## Begin

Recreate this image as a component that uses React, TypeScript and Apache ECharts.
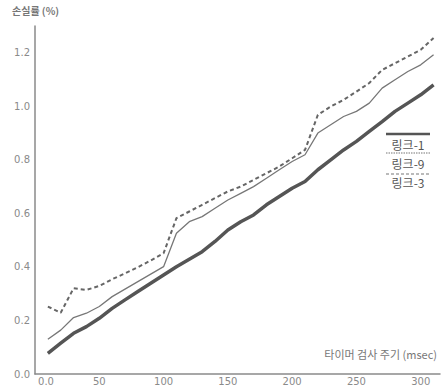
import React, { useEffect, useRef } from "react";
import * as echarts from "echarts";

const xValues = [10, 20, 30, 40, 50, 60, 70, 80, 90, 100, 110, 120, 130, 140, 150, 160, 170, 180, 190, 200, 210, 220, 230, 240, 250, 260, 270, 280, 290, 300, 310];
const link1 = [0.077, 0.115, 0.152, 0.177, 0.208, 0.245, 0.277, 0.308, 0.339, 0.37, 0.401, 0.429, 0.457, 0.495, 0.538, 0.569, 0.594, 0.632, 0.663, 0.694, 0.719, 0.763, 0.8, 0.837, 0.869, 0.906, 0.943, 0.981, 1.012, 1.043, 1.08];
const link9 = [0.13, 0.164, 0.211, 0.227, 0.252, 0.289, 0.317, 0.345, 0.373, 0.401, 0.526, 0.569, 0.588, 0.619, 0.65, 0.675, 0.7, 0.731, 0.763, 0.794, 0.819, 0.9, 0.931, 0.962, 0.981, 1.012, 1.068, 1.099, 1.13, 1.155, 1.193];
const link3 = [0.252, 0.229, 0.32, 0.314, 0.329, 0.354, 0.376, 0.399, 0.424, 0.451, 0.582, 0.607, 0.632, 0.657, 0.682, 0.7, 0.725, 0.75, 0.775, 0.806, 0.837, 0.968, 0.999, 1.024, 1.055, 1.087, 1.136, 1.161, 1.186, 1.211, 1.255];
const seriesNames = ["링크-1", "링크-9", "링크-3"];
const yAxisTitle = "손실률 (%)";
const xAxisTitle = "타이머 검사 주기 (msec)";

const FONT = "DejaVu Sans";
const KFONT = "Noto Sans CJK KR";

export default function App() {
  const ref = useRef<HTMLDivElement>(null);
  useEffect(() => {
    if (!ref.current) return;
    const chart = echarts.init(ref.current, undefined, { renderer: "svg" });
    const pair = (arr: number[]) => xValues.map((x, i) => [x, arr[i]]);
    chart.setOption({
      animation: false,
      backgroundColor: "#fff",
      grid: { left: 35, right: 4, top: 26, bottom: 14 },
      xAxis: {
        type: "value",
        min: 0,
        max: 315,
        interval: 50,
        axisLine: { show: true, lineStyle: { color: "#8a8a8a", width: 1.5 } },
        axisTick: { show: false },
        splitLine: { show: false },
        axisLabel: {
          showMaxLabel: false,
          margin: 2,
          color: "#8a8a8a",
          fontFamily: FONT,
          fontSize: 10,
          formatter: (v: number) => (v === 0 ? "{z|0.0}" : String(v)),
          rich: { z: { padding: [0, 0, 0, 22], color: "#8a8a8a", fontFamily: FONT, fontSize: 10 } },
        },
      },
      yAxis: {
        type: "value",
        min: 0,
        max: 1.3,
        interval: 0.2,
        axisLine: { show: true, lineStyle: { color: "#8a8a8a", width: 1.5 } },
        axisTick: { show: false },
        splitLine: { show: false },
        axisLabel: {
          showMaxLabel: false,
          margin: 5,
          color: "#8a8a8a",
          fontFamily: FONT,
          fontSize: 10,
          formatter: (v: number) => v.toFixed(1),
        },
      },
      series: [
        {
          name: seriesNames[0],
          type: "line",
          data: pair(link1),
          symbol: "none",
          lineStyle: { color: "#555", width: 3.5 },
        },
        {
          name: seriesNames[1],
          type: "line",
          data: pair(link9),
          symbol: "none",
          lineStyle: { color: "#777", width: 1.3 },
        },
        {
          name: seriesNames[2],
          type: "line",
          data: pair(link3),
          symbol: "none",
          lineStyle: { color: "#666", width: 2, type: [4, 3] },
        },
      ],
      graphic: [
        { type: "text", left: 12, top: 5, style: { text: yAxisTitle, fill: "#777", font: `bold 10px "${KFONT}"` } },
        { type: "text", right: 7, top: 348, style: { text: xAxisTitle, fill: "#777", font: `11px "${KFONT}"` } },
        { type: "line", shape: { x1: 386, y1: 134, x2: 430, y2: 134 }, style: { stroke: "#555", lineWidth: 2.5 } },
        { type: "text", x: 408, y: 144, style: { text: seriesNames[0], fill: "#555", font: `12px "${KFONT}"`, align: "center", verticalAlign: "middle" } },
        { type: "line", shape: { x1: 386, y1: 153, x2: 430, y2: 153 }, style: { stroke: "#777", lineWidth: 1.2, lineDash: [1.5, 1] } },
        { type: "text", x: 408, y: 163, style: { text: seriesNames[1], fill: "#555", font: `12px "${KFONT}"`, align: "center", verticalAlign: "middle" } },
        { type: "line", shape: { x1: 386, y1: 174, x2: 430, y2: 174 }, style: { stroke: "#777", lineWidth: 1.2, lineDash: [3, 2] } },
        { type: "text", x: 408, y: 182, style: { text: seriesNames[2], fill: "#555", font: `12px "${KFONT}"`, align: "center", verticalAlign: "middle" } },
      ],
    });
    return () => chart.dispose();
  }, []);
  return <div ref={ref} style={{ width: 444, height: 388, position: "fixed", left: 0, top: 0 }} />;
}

## End

> [INSTRUCTIONS TO FOLLOW]: Restate the data above word for word. Do not include the images.

> [RESULT]:
Recreate this image as a component that uses React, TypeScript and Apache ECharts.
import React, { useEffect, useRef } from "react";
import * as echarts from "echarts";

const xValues = [10, 20, 30, 40, 50, 60, 70, 80, 90, 100, 110, 120, 130, 140, 150, 160, 170, 180, 190, 200, 210, 220, 230, 240, 250, 260, 270, 280, 290, 300, 310];
const link1 = [0.077, 0.115, 0.152, 0.177, 0.208, 0.245, 0.277, 0.308, 0.339, 0.37, 0.401, 0.429, 0.457, 0.495, 0.538, 0.569, 0.594, 0.632, 0.663, 0.694, 0.719, 0.763, 0.8, 0.837, 0.869, 0.906, 0.943, 0.981, 1.012, 1.043, 1.08];
const link9 = [0.13, 0.164, 0.211, 0.227, 0.252, 0.289, 0.317, 0.345, 0.373, 0.401, 0.526, 0.569, 0.588, 0.619, 0.65, 0.675, 0.7, 0.731, 0.763, 0.794, 0.819, 0.9, 0.931, 0.962, 0.981, 1.012, 1.068, 1.099, 1.13, 1.155, 1.193];
const link3 = [0.252, 0.229, 0.32, 0.314, 0.329, 0.354, 0.376, 0.399, 0.424, 0.451, 0.582, 0.607, 0.632, 0.657, 0.682, 0.7, 0.725, 0.75, 0.775, 0.806, 0.837, 0.968, 0.999, 1.024, 1.055, 1.087, 1.136, 1.161, 1.186, 1.211, 1.255];
const seriesNames = ["링크-1", "링크-9", "링크-3"];
const yAxisTitle = "손실률 (%)";
const xAxisTitle = "타이머 검사 주기 (msec)";

const FONT = "DejaVu Sans";
const KFONT = "Noto Sans CJK KR";

export default function App() {
  const ref = useRef<HTMLDivElement>(null);
  useEffect(() => {
    if (!ref.current) return;
    const chart = echarts.init(ref.current, undefined, { renderer: "svg" });
    const pair = (arr: number[]) => xValues.map((x, i) => [x, arr[i]]);
    chart.setOption({
      animation: false,
      backgroundColor: "#fff",
      grid: { left: 35, right: 4, top: 26, bottom: 14 },
      xAxis: {
        type: "value",
        min: 0,
        max: 315,
        interval: 50,
        axisLine: { show: true, lineStyle: { color: "#8a8a8a", width: 1.5 } },
        axisTick: { show: false },
        splitLine: { show: false },
        axisLabel: {
          showMaxLabel: false,
          margin: 2,
          color: "#8a8a8a",
          fontFamily: FONT,
          fontSize: 10,
          formatter: (v: number) => (v === 0 ? "{z|0.0}" : String(v)),
          rich: { z: { padding: [0, 0, 0, 22], color: "#8a8a8a", fontFamily: FONT, fontSize: 10 } },
        },
      },
      yAxis: {
        type: "value",
        min: 0,
        max: 1.3,
        interval: 0.2,
        axisLine: { show: true, lineStyle: { color: "#8a8a8a", width: 1.5 } },
        axisTick: { show: false },
        splitLine: { show: false },
        axisLabel: {
          showMaxLabel: false,
          margin: 5,
          color: "#8a8a8a",
          fontFamily: FONT,
          fontSize: 10,
          formatter: (v: number) => v.toFixed(1),
        },
      },
      series: [
        {
          name: seriesNames[0],
          type: "line",
          data: pair(link1),
          symbol: "none",
          lineStyle: { color: "#555", width: 3.5 },
        },
        {
          name: seriesNames[1],
          type: "line",
          data: pair(link9),
          symbol: "none",
          lineStyle: { color: "#777", width: 1.3 },
        },
        {
          name: seriesNames[2],
          type: "line",
          data: pair(link3),
          symbol: "none",
          lineStyle: { color: "#666", width: 2, type: [4, 3] },
        },
      ],
      graphic: [
        { type: "text", left: 12, top: 5, style: { text: yAxisTitle, fill: "#777", font: `bold 10px "${KFONT}"` } },
        { type: "text", right: 7, top: 348, style: { text: xAxisTitle, fill: "#777", font: `11px "${KFONT}"` } },
        { type: "line", shape: { x1: 386, y1: 134, x2: 430, y2: 134 }, style: { stroke: "#555", lineWidth: 2.5 } },
        { type: "text", x: 408, y: 144, style: { text: seriesNames[0], fill: "#555", font: `12px "${KFONT}"`, align: "center", verticalAlign: "middle" } },
        { type: "line", shape: { x1: 386, y1: 153, x2: 430, y2: 153 }, style: { stroke: "#777", lineWidth: 1.2, lineDash: [1.5, 1] } },
        { type: "text", x: 408, y: 163, style: { text: seriesNames[1], fill: "#555", font: `12px "${KFONT}"`, align: "center", verticalAlign: "middle" } },
        { type: "line", shape: { x1: 386, y1: 174, x2: 430, y2: 174 }, style: { stroke: "#777", lineWidth: 1.2, lineDash: [3, 2] } },
        { type: "text", x: 408, y: 182, style: { text: seriesNames[2], fill: "#555", font: `12px "${KFONT}"`, align: "center", verticalAlign: "middle" } },
      ],
    });
    return () => chart.dispose();
  }, []);
  return <div ref={ref} style={{ width: 444, height: 388, position: "fixed", left: 0, top: 0 }} />;
}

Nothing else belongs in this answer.